[START Collected data]
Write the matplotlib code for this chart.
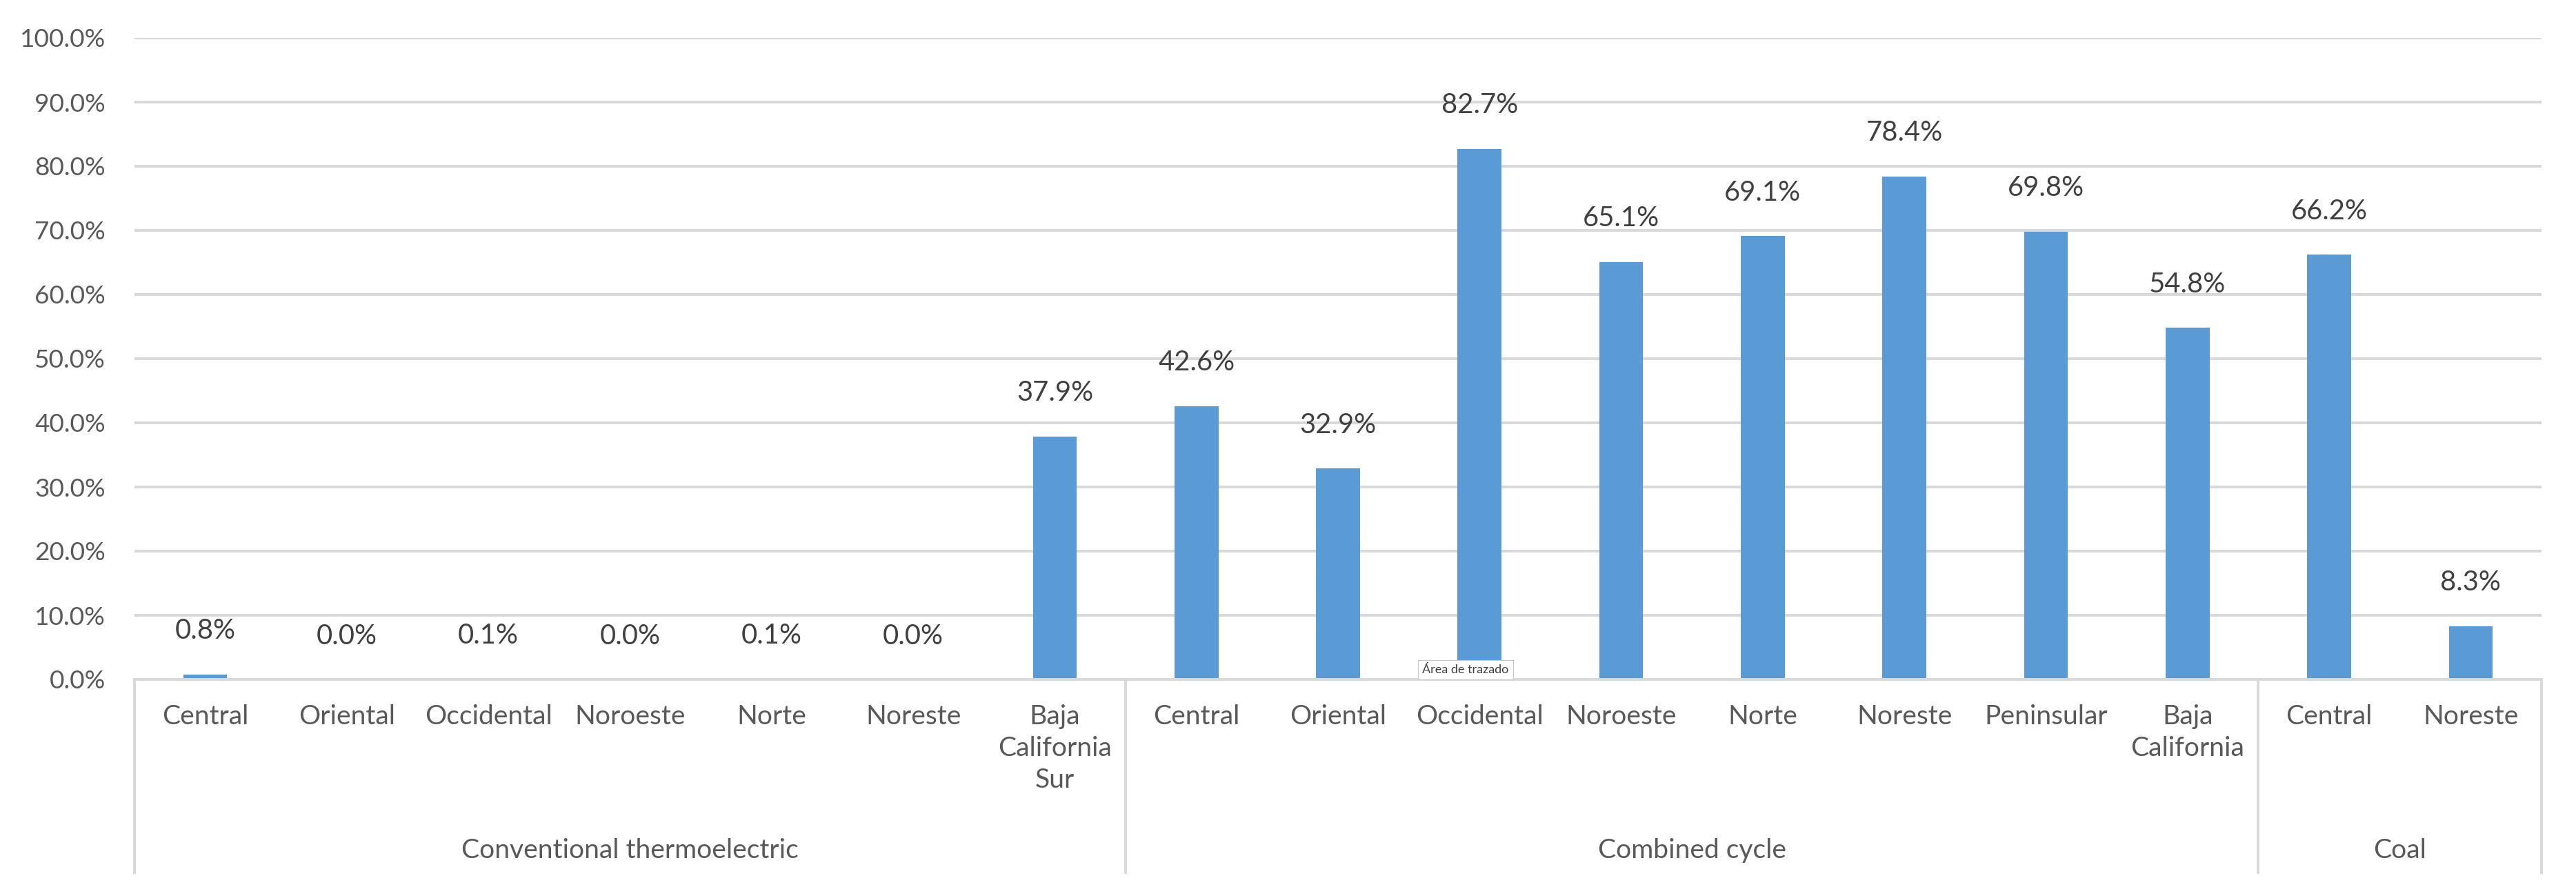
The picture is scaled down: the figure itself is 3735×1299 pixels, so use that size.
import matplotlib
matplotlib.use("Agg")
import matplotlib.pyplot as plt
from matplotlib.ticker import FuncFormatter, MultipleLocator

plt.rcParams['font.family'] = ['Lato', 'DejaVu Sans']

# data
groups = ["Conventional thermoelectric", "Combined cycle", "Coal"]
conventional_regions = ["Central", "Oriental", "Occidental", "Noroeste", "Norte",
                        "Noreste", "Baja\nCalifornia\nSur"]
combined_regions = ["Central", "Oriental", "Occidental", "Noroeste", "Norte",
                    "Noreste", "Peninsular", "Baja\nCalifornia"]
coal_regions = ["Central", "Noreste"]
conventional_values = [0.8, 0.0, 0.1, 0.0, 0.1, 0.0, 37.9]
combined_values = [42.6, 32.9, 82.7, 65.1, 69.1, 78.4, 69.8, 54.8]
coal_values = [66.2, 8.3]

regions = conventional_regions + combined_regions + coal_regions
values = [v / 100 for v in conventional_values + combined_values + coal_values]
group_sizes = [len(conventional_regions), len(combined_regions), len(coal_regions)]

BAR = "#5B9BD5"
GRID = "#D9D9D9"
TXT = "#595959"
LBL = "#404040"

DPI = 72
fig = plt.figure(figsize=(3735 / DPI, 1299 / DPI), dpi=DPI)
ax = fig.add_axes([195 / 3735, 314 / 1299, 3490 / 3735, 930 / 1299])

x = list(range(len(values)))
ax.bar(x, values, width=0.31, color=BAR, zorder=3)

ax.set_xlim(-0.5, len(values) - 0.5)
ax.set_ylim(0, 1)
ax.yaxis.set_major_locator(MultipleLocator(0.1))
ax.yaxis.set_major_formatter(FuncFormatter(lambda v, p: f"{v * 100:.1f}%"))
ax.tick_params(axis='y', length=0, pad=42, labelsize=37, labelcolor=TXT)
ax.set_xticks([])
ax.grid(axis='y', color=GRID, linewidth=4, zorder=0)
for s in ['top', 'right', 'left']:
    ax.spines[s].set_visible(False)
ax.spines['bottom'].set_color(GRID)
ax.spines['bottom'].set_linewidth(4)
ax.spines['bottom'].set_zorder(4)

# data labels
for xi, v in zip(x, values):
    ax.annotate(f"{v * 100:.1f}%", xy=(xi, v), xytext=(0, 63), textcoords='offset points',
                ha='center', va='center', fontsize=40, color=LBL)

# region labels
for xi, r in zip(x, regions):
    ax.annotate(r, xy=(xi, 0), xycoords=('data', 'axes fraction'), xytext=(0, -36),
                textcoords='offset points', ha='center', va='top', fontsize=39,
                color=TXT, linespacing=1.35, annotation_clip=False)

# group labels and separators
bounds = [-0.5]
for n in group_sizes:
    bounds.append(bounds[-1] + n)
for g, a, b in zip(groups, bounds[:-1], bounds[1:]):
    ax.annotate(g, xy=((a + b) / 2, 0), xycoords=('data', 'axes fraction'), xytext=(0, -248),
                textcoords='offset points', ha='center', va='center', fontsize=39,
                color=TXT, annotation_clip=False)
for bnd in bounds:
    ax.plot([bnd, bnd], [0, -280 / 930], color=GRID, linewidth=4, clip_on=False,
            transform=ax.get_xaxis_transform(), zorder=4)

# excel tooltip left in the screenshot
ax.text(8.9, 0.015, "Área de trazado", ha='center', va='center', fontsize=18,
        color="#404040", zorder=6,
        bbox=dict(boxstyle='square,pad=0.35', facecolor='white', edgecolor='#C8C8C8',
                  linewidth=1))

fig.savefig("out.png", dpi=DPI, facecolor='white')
[END Collected data]
**Challenge**
Reproduce the material above verbatim; omit every picture.

**Task result**
Write the matplotlib code for this chart.
The picture is scaled down: the figure itself is 3735×1299 pixels, so use that size.
import matplotlib
matplotlib.use("Agg")
import matplotlib.pyplot as plt
from matplotlib.ticker import FuncFormatter, MultipleLocator

plt.rcParams['font.family'] = ['Lato', 'DejaVu Sans']

# data
groups = ["Conventional thermoelectric", "Combined cycle", "Coal"]
conventional_regions = ["Central", "Oriental", "Occidental", "Noroeste", "Norte",
                        "Noreste", "Baja\nCalifornia\nSur"]
combined_regions = ["Central", "Oriental", "Occidental", "Noroeste", "Norte",
                    "Noreste", "Peninsular", "Baja\nCalifornia"]
coal_regions = ["Central", "Noreste"]
conventional_values = [0.8, 0.0, 0.1, 0.0, 0.1, 0.0, 37.9]
combined_values = [42.6, 32.9, 82.7, 65.1, 69.1, 78.4, 69.8, 54.8]
coal_values = [66.2, 8.3]

regions = conventional_regions + combined_regions + coal_regions
values = [v / 100 for v in conventional_values + combined_values + coal_values]
group_sizes = [len(conventional_regions), len(combined_regions), len(coal_regions)]

BAR = "#5B9BD5"
GRID = "#D9D9D9"
TXT = "#595959"
LBL = "#404040"

DPI = 72
fig = plt.figure(figsize=(3735 / DPI, 1299 / DPI), dpi=DPI)
ax = fig.add_axes([195 / 3735, 314 / 1299, 3490 / 3735, 930 / 1299])

x = list(range(len(values)))
ax.bar(x, values, width=0.31, color=BAR, zorder=3)

ax.set_xlim(-0.5, len(values) - 0.5)
ax.set_ylim(0, 1)
ax.yaxis.set_major_locator(MultipleLocator(0.1))
ax.yaxis.set_major_formatter(FuncFormatter(lambda v, p: f"{v * 100:.1f}%"))
ax.tick_params(axis='y', length=0, pad=42, labelsize=37, labelcolor=TXT)
ax.set_xticks([])
ax.grid(axis='y', color=GRID, linewidth=4, zorder=0)
for s in ['top', 'right', 'left']:
    ax.spines[s].set_visible(False)
ax.spines['bottom'].set_color(GRID)
ax.spines['bottom'].set_linewidth(4)
ax.spines['bottom'].set_zorder(4)

# data labels
for xi, v in zip(x, values):
    ax.annotate(f"{v * 100:.1f}%", xy=(xi, v), xytext=(0, 63), textcoords='offset points',
                ha='center', va='center', fontsize=40, color=LBL)

# region labels
for xi, r in zip(x, regions):
    ax.annotate(r, xy=(xi, 0), xycoords=('data', 'axes fraction'), xytext=(0, -36),
                textcoords='offset points', ha='center', va='top', fontsize=39,
                color=TXT, linespacing=1.35, annotation_clip=False)

# group labels and separators
bounds = [-0.5]
for n in group_sizes:
    bounds.append(bounds[-1] + n)
for g, a, b in zip(groups, bounds[:-1], bounds[1:]):
    ax.annotate(g, xy=((a + b) / 2, 0), xycoords=('data', 'axes fraction'), xytext=(0, -248),
                textcoords='offset points', ha='center', va='center', fontsize=39,
                color=TXT, annotation_clip=False)
for bnd in bounds:
    ax.plot([bnd, bnd], [0, -280 / 930], color=GRID, linewidth=4, clip_on=False,
            transform=ax.get_xaxis_transform(), zorder=4)

# excel tooltip left in the screenshot
ax.text(8.9, 0.015, "Área de trazado", ha='center', va='center', fontsize=18,
        color="#404040", zorder=6,
        bbox=dict(boxstyle='square,pad=0.35', facecolor='white', edgecolor='#C8C8C8',
                  linewidth=1))

fig.savefig("out.png", dpi=DPI, facecolor='white')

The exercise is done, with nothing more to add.